I spent a bit of the day fielding calls and assessing trees from a few counties after last night’s freeze event. Growers in the Champlain Valley largely escaped extensive freeze damage; I doubt Grand Isle County even saw a light frost. This was a textbook lake effect phenomenon. Inland and upland orchards or orchards in lower sites appear to have extensive crop loss, some likely will see a complete loss of crop. Here are a few items to consider as we pick up the pieces:
- Unless you had multiple thermometers in multiple locations and heights in your orchard, you don’t really know the temperatures that any particular tree saw. There has been a lot of extrapolating from neighbor’s stations which can be helpful, but not to the degree of accuracy that would tell you the critical difference between 30° and 28° (or 25° and 22°).

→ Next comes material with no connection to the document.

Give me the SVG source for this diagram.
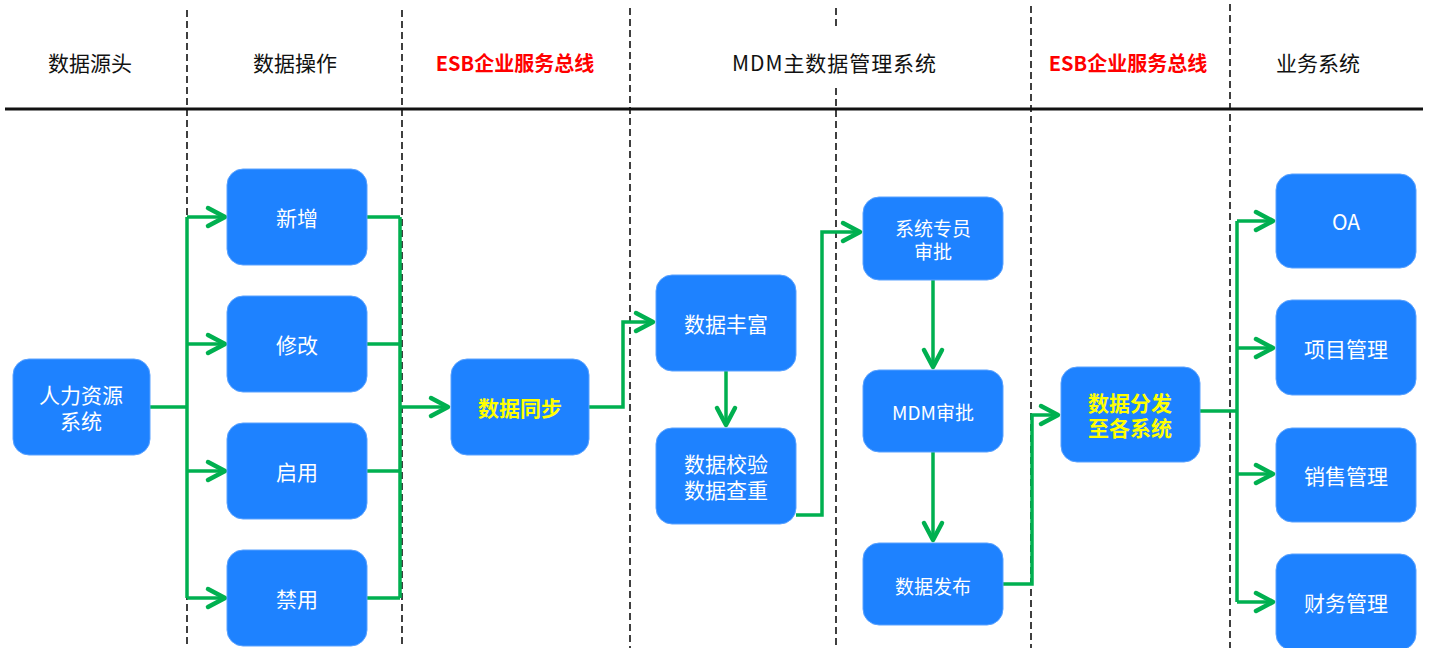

- Buds don’t read critical temperature charts– there are a number of factors that can affect bud hardiness, including cultivar, age, water or nutrient stress, etc. But we can assume that temperatures at or below 28° will start to show some real damage.
- At this time, the most important thing to do is to assess your damage visually. This is really easy to do as damaged buds will show by now. I sent this link yesterday that will be helpful to review again. Basically, pinch the ovule at the base of the bud with your fingernail or a razor blade so you cut it at the equator. The interior should be completely green with no browning or worse, blackening. This can be seen without intense magnification but growers my age or older ought to have your readers with you. I also looked at buds today with someone who is color blind and realized that that condition makes it had to see the damage, so if you are, have someone else do the assessment.
- Think about your strategy based on your freeze condition. Inland, and assuming your orchard saw 25° or colder? Go to your best spots- at the top of the hill, healthiest trees, buds collected head height- if you see extensive damage there, you can assume that the lower spots of the orchard are as bad or worse. In the Champlain Valley, your weather station said 29, 30°? Go to the low spots and assess, if you don’t see extensive damage then your better-sited trees are probably okay. Do a thorough assessment and write it down, especially of you will be applying for a crop insurance payment. I would start with 50 buds collected methodically and randomly from the canopy for each block and variety. If you have more than 50% damage, look more.
- If you do have extensive damage and you have crop insurance, contact your agent ASAP. Even if you think you don’t have damage, keep an eye out in the coming weeks. Weakened buds can abscise later, or fruit may develop frost rings that make them unsaleable as fresh fruit.
- Thinning could be really easy (no crop, no thinning) or more difficult, especially in blocks with inconsistent fruit set and levels of damage. All things being equal, trees will respond more easily to thinning chemicals after experiencing a freeze. If you have more than 50% damage, consider at most a light thinning protocol this year. More than 80% damage? Leave the thinners out altogether.
- My suggestion this morning to consider applying Promalin may have been a bit premature or at least lacking in further nuance. My thought at 4 am as I was looking at the temperatures was to offer whatever I could to growers who would need to source a material few to none of us keeps on-hand and get it on the trees within 24 hours. I was not thinking that a) there only existed nine bottles in the entire state, b) many orchards were at petal fall and so were past the phenology labeled for use of the product for this purpose, and c) orchards that got really cold and had 100% crop loss or severe damage from temperature below 24-25° would not respond- a dead bud is a dead bud. I do plan to collect data at the handful of orchards who applied Promalin to see if we can add to the fairly sparse dataset on its efficacy in these situations.
- If you have no fruit, trees still need to be managed. The important things to stay on top of are apple scab, fire blight if you see any, foliar insects on young trees, and wood-damaging insects like borers. Keep your fungicide program up for the next month or so (is apple scab season ever going to end, despite us seeing next to no scab?). Keep weeds away from trunks, especially if you will be backing off insecticide sprays for fruit feeders like codling moth or apple maggot that would normally help manage borers. Back off or eliminate nitrogen fertilizers- fruit really slow the vegetative growth of fruit trees so when there are none, the trees can be excessively vigorous. Consider applying Apogee or Kudos to reduce vegetative growth and stiffen up cell walls in vegetative shoots to reduce canopy size and make shoots less susceptible to fire blight.
- Start thinking about your marketing for this season. Many of the most affected orchards are small pick-your-own or retail operations. They may be side gigs or a family’s main income. Most are diversified to some degree. Consider whether you’ll need to buy fruit in and provide customers some other reason to visit the orchard- foliage hay rides, corn maze, pumpkin patch. There are fruit in the region that can be brought in, so start making those connections and thinking about how you’ll keep cash flow this fall.
I have been a member of the Vermont orchard family for almost 30 years now, and I am always impressed with the camaraderie and collective sense of purpose that we share. These events can be major hardships, potentially even devastating. Let’s see how we can help one another and keep this incredibly important industry, and each and every farm within it, afloat and even thriving after a challenging, somewhat unexpected event that could have affected any of us.